A stream may be a good representation, but in the absence of a standard stream representation we could either use an Addr# pointing to utf8 encoded static strings or a utf8 encoded bytearray. I think GHC stores string literals utf8 encoded so I guess we do not need to do much, we can just define unboxed string literals (e.g. "hello world!"#) and hand out pointers to those. High level packages can create any other types from this e.g. streamly has this:

{-# INLINE fromCString# #-}
fromCString# :: Addr# -> Array Word8
fromCString# addr# = do
    let cstr = Ptr addr#
        len = unsafeInlineIO $ c_strlen cstr
    fromPtr (fromIntegral len) (castPtr cstr)

I wonder if we can break the pattern matching cases into different segments residing in different files to avoid GHC compilation issue, we did that for decomposition cases. I have not checked how many cases we have here, and if it would be feasible to do something like that.

We can add a simple benchmark to gauge/compare performance while we try different representations. That would be handy in getting an idea what works better.

wismill · 2022-05-16T11:30:03Z

Can we use Map.fromList to avoid a dependency on binary?

Map.fromList is not an option. As I wrote before:

Note: I could not get GHC compile names with reasonable resources, either using a naive case statement, or a shorter one for ranges (names containing *) or with Map.fromList. So I used Data.Binary.

I would prefer to not depend on text.

No problem.

Switched to ShortByteString for the internal representation and String for the public API.
Switched from Map to IntMap for names.
Added benchmark
Added Python test

harendra-kumar · 2022-05-17T13:04:03Z

I will have to look at it carefully, give me some time.
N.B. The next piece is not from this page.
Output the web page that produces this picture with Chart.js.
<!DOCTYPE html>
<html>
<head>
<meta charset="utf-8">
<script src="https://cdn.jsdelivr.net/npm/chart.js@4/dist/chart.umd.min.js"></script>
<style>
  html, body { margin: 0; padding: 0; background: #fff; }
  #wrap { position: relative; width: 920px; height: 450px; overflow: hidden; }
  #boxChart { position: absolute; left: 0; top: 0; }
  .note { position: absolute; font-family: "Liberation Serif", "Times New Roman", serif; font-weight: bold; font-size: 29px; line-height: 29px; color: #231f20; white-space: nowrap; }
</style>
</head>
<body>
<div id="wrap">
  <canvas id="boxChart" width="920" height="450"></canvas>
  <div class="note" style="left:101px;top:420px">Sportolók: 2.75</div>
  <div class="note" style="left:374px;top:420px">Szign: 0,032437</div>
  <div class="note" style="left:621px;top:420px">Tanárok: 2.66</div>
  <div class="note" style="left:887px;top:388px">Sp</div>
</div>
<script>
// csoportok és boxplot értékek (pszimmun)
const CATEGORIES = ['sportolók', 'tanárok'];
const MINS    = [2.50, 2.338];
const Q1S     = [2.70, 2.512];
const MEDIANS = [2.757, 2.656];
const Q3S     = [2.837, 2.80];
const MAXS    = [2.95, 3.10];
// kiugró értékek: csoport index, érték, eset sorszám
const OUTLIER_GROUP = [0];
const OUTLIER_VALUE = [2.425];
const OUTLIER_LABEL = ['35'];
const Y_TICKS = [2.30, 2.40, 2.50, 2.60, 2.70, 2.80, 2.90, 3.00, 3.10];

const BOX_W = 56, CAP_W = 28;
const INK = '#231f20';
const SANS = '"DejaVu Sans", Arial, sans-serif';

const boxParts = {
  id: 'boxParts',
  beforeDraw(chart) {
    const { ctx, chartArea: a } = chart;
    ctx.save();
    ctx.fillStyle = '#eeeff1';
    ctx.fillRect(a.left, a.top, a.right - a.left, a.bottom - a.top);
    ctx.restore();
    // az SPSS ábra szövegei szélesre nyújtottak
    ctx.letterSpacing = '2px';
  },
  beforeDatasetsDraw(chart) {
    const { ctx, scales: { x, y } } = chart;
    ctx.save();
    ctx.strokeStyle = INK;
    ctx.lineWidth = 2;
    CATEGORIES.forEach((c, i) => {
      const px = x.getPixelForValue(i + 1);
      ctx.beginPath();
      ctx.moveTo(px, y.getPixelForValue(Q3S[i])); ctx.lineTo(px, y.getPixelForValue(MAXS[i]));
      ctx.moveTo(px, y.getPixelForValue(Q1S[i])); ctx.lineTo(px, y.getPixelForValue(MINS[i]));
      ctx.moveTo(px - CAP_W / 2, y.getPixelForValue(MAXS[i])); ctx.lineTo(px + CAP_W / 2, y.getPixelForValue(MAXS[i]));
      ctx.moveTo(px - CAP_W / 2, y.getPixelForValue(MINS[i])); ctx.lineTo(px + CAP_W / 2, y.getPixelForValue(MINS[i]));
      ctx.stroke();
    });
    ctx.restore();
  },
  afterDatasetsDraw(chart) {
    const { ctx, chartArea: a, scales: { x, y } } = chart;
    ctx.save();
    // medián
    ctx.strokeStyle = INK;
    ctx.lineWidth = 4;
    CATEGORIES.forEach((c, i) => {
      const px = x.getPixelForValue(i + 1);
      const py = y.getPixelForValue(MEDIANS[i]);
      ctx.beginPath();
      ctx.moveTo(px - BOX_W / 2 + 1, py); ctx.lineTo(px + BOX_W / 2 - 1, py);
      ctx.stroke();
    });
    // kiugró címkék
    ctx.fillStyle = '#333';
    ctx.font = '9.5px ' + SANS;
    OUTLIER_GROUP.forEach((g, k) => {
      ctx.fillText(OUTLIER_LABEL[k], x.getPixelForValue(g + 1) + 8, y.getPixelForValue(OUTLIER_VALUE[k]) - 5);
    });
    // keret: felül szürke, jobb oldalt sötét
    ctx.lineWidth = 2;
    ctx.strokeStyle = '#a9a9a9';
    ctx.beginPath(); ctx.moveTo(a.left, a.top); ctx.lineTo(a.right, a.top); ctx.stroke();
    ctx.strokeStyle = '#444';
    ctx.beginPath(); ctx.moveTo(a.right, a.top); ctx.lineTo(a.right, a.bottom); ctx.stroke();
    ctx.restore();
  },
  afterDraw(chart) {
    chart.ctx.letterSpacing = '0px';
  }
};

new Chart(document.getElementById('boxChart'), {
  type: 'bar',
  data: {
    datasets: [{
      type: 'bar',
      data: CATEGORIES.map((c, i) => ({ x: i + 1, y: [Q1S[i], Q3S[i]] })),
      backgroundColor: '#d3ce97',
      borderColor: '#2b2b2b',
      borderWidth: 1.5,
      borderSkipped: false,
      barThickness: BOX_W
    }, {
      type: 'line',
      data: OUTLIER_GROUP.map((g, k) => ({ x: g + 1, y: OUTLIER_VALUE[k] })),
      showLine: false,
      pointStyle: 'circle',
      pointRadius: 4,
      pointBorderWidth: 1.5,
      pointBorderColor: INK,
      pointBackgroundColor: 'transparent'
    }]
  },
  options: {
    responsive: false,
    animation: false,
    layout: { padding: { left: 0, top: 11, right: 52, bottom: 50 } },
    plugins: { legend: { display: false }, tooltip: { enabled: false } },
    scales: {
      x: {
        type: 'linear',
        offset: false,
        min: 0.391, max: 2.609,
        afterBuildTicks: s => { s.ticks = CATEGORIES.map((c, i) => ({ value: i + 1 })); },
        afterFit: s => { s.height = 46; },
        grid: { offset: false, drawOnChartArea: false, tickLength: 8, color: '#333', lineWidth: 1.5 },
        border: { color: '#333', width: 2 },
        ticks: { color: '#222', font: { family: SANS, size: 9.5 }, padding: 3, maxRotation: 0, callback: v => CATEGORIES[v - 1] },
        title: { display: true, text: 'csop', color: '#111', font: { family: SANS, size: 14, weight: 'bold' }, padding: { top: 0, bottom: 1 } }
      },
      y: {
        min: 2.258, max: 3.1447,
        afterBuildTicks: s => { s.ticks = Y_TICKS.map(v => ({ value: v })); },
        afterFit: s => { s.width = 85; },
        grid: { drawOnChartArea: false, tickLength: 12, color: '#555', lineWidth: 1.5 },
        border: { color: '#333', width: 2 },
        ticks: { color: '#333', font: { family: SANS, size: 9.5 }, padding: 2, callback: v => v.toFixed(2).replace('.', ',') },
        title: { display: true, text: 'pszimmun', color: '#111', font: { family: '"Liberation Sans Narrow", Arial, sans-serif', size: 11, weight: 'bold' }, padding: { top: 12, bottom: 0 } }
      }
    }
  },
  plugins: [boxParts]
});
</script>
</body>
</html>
wismill · 2022-05-28T05:41:03Z

@harendra-kumar kind reminder for a review

harendra-kumar · 2022-05-28T13:46:04Z

@wismill I suggest the following.

Assuming names do not consist of the NUL character, they can be represented as a NUL terminated string e.g. "letter A\0". A sequence of names can be concatenated in a single string e.g. "letter A\0letter B\0". Let's write all the names as a single string literal:

names = Ptr "letter A\0letter B\0"#

Along with this create a Map storing the mapping from the character to the offset of the name in the above string. e.g.:

offsets :: IntMap Int
offsets = IntMap.fromList [(0,0),(1,9)]

If GHC cannot handle fromList then we can use a Addr# literal storing the (char, offset) pairs as 32-bit ints in little endian format and then walk through this offsets "array" to create the offset Map.

Then we can return a CString from the names array e.g.:

getName n = names `plusPtr` (fromJust (IntMap.lookup n offsets)) :: CString

> peekCString (getName 1)
"letter B"

If we want to allow the NUL character as part of string we can store the length along with the offset and use CStringLen instead of CString.
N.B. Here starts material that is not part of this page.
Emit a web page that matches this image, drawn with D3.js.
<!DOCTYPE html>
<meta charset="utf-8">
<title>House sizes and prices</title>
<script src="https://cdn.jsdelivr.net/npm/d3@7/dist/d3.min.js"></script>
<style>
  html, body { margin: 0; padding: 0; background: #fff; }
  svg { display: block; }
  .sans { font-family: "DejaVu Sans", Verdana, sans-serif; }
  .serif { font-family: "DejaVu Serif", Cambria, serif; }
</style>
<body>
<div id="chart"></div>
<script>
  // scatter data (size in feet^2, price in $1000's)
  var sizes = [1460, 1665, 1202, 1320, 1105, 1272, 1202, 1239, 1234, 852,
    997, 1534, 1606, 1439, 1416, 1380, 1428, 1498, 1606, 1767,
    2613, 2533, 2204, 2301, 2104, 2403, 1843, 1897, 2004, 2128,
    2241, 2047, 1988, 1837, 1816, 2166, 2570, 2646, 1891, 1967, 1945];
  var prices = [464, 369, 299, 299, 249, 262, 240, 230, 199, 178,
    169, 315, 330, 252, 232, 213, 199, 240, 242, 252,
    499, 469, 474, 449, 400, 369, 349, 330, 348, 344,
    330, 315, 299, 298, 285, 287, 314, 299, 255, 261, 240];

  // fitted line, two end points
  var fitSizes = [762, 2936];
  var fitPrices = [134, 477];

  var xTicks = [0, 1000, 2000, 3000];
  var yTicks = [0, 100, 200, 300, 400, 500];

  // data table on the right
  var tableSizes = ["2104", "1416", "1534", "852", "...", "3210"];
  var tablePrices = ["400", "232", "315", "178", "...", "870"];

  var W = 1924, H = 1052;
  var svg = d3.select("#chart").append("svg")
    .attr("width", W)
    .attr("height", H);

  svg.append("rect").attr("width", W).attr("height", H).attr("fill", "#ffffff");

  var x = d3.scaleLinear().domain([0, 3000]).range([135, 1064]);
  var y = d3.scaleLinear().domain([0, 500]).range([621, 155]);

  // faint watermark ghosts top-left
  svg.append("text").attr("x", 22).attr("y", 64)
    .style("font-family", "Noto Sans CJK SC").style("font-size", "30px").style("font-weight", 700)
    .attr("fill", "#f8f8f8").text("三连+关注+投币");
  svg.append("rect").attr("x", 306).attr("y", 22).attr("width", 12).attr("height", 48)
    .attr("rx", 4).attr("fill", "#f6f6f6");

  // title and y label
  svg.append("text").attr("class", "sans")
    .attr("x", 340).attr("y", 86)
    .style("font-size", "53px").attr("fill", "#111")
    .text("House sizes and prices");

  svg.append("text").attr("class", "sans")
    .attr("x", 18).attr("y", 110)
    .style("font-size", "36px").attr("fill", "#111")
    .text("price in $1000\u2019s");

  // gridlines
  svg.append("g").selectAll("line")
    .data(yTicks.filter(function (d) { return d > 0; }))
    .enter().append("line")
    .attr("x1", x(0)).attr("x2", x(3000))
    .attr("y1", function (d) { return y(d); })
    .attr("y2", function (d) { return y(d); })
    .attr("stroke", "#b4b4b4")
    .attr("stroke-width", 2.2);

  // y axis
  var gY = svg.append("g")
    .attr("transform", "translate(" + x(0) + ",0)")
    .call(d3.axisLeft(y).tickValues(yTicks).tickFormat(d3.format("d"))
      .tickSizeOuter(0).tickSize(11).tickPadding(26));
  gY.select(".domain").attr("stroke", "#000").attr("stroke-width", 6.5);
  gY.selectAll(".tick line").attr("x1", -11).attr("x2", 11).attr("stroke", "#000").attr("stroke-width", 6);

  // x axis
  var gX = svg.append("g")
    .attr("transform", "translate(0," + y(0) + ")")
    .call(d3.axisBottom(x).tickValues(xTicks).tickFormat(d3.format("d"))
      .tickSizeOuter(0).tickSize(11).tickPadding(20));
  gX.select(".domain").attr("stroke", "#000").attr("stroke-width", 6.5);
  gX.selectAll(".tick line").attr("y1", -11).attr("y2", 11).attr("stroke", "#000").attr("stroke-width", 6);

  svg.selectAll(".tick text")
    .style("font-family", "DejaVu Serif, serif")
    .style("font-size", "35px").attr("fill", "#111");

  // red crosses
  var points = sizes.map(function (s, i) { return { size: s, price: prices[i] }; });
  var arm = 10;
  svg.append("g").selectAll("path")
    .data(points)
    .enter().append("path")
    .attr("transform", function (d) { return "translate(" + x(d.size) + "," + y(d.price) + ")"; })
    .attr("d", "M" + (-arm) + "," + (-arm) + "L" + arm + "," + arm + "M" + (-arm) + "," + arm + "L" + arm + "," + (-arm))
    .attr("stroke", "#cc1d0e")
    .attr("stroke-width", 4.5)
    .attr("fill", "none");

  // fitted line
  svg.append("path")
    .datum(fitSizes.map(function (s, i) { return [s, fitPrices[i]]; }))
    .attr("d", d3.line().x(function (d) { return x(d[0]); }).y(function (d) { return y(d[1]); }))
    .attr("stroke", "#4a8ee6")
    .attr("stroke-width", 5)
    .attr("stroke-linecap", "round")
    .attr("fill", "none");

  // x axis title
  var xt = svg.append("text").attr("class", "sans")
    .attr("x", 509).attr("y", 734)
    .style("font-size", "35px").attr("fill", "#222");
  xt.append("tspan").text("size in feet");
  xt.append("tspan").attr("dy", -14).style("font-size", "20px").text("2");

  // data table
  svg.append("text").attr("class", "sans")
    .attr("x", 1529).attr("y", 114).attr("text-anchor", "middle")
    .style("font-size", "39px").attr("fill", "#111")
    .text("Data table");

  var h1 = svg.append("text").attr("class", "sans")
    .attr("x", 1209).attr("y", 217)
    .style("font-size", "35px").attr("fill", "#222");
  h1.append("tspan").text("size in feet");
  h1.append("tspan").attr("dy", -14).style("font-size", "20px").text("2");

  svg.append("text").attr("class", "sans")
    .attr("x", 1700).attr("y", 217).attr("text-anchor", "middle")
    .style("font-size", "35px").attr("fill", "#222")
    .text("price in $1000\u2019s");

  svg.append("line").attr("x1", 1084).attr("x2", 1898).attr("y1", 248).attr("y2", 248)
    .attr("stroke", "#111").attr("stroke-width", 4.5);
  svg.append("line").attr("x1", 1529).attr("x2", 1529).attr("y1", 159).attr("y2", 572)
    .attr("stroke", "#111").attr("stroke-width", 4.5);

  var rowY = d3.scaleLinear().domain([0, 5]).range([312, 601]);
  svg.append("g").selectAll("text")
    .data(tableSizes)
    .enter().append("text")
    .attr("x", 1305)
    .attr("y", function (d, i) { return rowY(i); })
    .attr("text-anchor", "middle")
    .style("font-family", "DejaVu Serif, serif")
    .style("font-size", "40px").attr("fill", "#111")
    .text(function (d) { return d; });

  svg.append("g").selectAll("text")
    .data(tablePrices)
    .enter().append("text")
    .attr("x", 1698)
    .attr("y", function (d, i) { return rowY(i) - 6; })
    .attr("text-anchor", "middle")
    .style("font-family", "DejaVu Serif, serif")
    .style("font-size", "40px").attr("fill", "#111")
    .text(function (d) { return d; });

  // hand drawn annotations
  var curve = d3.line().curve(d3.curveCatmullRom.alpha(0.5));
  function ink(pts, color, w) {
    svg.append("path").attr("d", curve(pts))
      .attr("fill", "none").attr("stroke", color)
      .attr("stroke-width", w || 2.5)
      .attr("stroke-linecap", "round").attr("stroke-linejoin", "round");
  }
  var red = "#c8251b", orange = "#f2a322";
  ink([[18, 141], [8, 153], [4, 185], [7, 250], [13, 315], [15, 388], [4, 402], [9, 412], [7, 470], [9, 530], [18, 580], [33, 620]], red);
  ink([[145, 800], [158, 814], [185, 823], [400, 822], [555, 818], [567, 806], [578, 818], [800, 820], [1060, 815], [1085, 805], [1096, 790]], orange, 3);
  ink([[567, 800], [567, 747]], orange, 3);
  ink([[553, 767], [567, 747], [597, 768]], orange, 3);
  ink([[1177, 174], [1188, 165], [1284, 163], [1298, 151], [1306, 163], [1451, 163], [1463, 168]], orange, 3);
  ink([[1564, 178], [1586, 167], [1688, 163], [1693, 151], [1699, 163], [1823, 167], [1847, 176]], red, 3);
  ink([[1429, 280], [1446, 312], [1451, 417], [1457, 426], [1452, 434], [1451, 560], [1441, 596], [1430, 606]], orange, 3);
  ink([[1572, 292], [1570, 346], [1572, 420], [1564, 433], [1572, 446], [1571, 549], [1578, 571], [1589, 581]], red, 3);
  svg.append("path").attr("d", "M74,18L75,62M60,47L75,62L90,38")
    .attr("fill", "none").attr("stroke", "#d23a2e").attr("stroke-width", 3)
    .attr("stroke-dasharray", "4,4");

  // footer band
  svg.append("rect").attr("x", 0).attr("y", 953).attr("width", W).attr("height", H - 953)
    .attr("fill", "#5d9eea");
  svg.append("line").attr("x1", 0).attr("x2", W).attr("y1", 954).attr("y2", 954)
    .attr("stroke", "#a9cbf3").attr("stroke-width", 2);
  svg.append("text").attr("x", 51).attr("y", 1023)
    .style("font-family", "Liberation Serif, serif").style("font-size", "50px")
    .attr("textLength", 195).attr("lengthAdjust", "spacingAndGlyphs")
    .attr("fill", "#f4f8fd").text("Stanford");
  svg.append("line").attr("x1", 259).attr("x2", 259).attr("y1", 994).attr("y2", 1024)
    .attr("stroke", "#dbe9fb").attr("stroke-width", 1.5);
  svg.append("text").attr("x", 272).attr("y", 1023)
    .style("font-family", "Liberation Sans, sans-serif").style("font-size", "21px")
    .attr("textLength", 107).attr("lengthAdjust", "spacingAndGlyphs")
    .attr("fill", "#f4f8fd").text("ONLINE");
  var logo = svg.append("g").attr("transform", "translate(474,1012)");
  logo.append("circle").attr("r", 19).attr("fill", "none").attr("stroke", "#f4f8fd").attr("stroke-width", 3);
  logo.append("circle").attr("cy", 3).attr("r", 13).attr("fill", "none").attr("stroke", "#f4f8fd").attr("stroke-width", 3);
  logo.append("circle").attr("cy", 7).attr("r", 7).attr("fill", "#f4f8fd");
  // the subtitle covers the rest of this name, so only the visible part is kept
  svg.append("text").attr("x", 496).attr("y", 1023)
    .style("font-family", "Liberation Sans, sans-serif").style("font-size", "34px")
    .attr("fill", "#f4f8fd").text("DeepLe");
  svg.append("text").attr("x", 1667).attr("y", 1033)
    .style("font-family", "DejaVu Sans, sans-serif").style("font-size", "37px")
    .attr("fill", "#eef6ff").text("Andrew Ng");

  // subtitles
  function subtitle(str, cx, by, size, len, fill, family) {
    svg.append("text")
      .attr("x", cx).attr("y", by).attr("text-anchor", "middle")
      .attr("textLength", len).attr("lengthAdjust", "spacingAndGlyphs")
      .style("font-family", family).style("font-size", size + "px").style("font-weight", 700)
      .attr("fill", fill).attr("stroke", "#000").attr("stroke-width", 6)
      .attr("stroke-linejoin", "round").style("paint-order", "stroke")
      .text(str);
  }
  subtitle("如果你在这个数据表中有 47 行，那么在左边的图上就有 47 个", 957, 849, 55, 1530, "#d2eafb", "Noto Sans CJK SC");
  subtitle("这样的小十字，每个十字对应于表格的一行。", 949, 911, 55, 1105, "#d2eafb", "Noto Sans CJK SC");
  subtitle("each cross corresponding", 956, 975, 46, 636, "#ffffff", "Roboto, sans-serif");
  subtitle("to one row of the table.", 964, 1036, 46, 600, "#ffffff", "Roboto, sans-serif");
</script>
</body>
Our low level interface would return a CString and the high level libraries can convert this to text, bytestring, stream or whatever they like. The advantage of this is that we depend only on base and containers. We can even implement a simple binary search into the static offsets array to avoid depending on containers as well. Another advantage of using just the static array would be that we do not have to do any dynamic allocations, therefore, there won't be a GC (esp. copying the Map across generations) overhead.

Let me know if you want me to create a prototype for this.

wismill · 2022-05-30T17:19:52Z

Let me know if you want me to create a prototype for this.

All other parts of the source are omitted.